Founded in 1961, the 37-member OECD’s job is to stimulate economic progress and world trade. Now, the organization believes that ending wage subsidies will aid this mission by encouraging workers to move out of sectors and industries that are heavily affected by the global pandemic.
Included in the OECD’s membership roster are countries such as Australia, Canada, France, Germany, Italy, Spain, the United Kingdom and the United States.
On Tuesday, the OECD stated that even in an optimistic scenario where the coronavirus remained under control, unemployment among its member states would reach 9.4 percent by the fourth quarter of 2020. This would reach levels not seen since the Great Depression. Based on figures from May, the ongoing pandemic has already pushed up unemployment from the OECD’s member countries up to 8.4 percent, with around 54.5 million people out of work. (Related: The coronavirus crisis has resulted in the worst unemployment spike in American history.)
According to the organization’s annual employment outlook, average unemployment among its member states would be up to 5 percent higher than in 2019. In addition, it expects this to remain above pre-crisis levels through the end of 2021.
“In three months, COVID-19 wiped out 10 years of [job] gains since 2010,” stated the OECD’s director for employment Stefano Scarpetta.
With these numbers in mind, governments around the world now face a difficult decision on how to phase out job retention subsidies and other emergency measures put in place to save their economies when shutdowns began, without worsening unemployment.
The OECD, however, is stating that now is the right time to phase out “massive, generalized support” to allow labor markets to adjust to the new, post-pandemic global economy.

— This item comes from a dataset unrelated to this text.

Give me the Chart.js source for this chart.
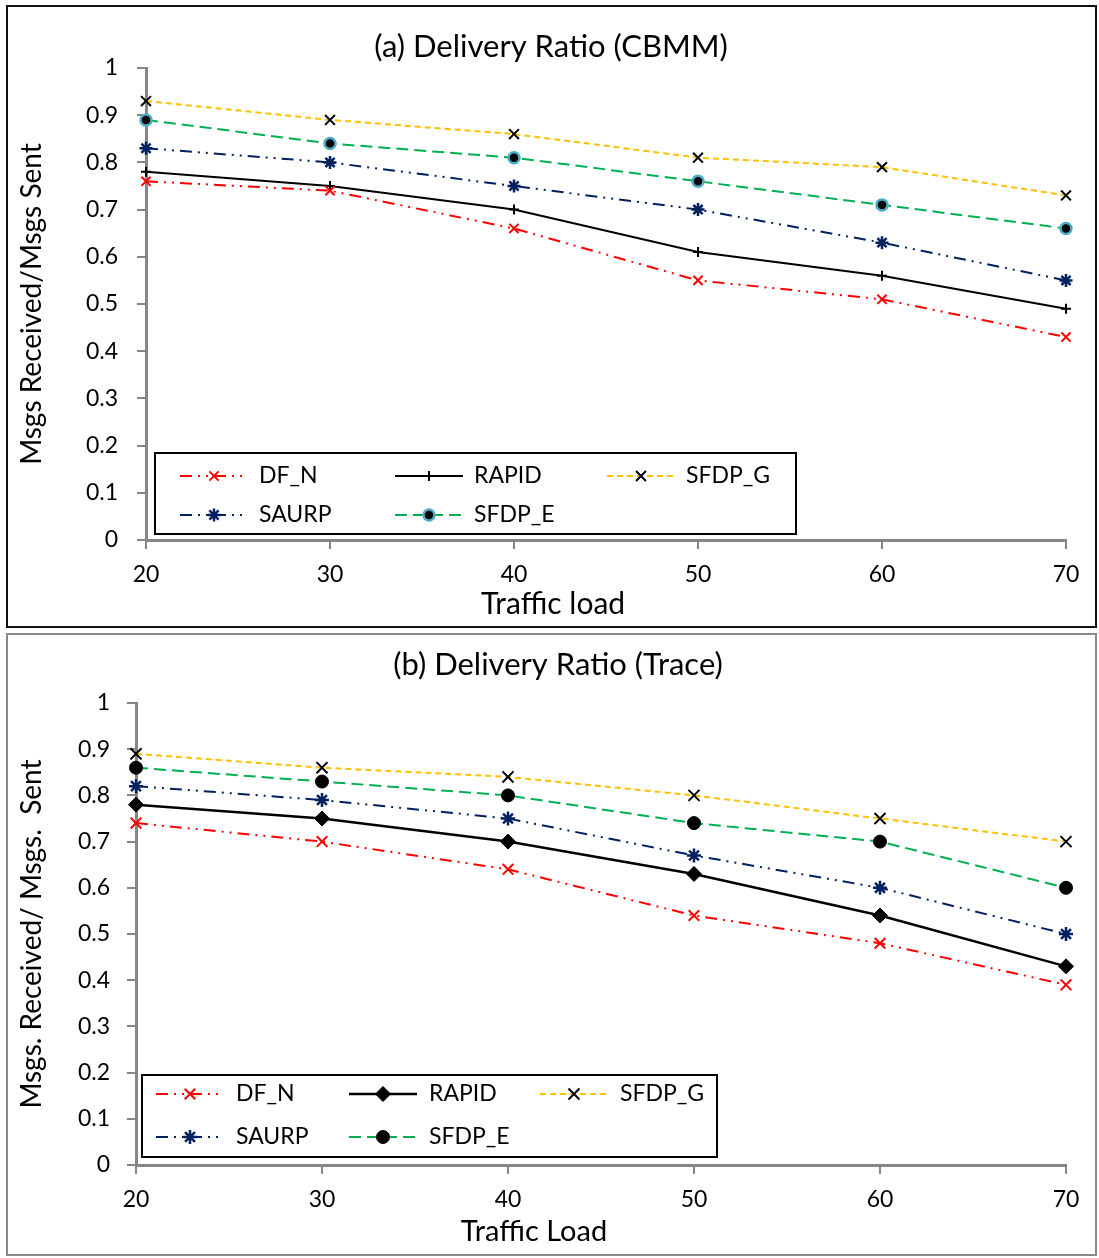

“We have to allow [labor force] mobility,” Scarpetta said. “Some companies will not be viable in the short term and the medium term. We have to allow workers to move into new jobs.”
Scarpetta also said that employers in sectors of the economy that have reopened should carry some of the burdens of existing subsidy schemes. Government support, he argued, should be limited to those sectors that are still closed.
Despite calling for an end to wage subsidies, Scarpetta also said that the duration of benefits for those who’re unemployed need to be extended.
“Some countries should extend unemployment benefit duration to prevent job seekers from sliding too quickly into much less generous minimum income benefits,” he said.
Scarpetta’s statement was a thinly veiled reference to the U.S. where debate is currently raging over whether or not to extend a $600 top-up of unemployment benefits that are set to expire at the end of July.
He added that such a move would be necessary should a second wave of infections further restrict economic activity.
The statement adds support to the House Ways and Means Committee’s argument that a “vast majority” of unemployed workers would be “harmed” if the extension is not passed. According to an analysis by the committee, millions of American households are facing an “income cliff,” with their weekly payments decreasing by about two-thirds on average.
The July 31 date itself is also problematic. The date was arbitrarily chosen by Congress in March when the full extent of the pandemic was still unknown.
The Heroes Act, passed by the House in May, does extend the $600 per week benefit package through January 2021. Senate Majority Leader Mitch McConnell, however, said last week that the extended benefit would not be included in the next coronavirus relief package.
Even if the extension is passed, the OECD thinks it might not be enough. The organization says that the ongoing crisis has exposed gaps in social protection, especially for self-employed workers and those in less secure lines of work.
With this in mind, the organization recommends that governments address the issue by these workers to build-up rights to the same unemployment support available to standard employees.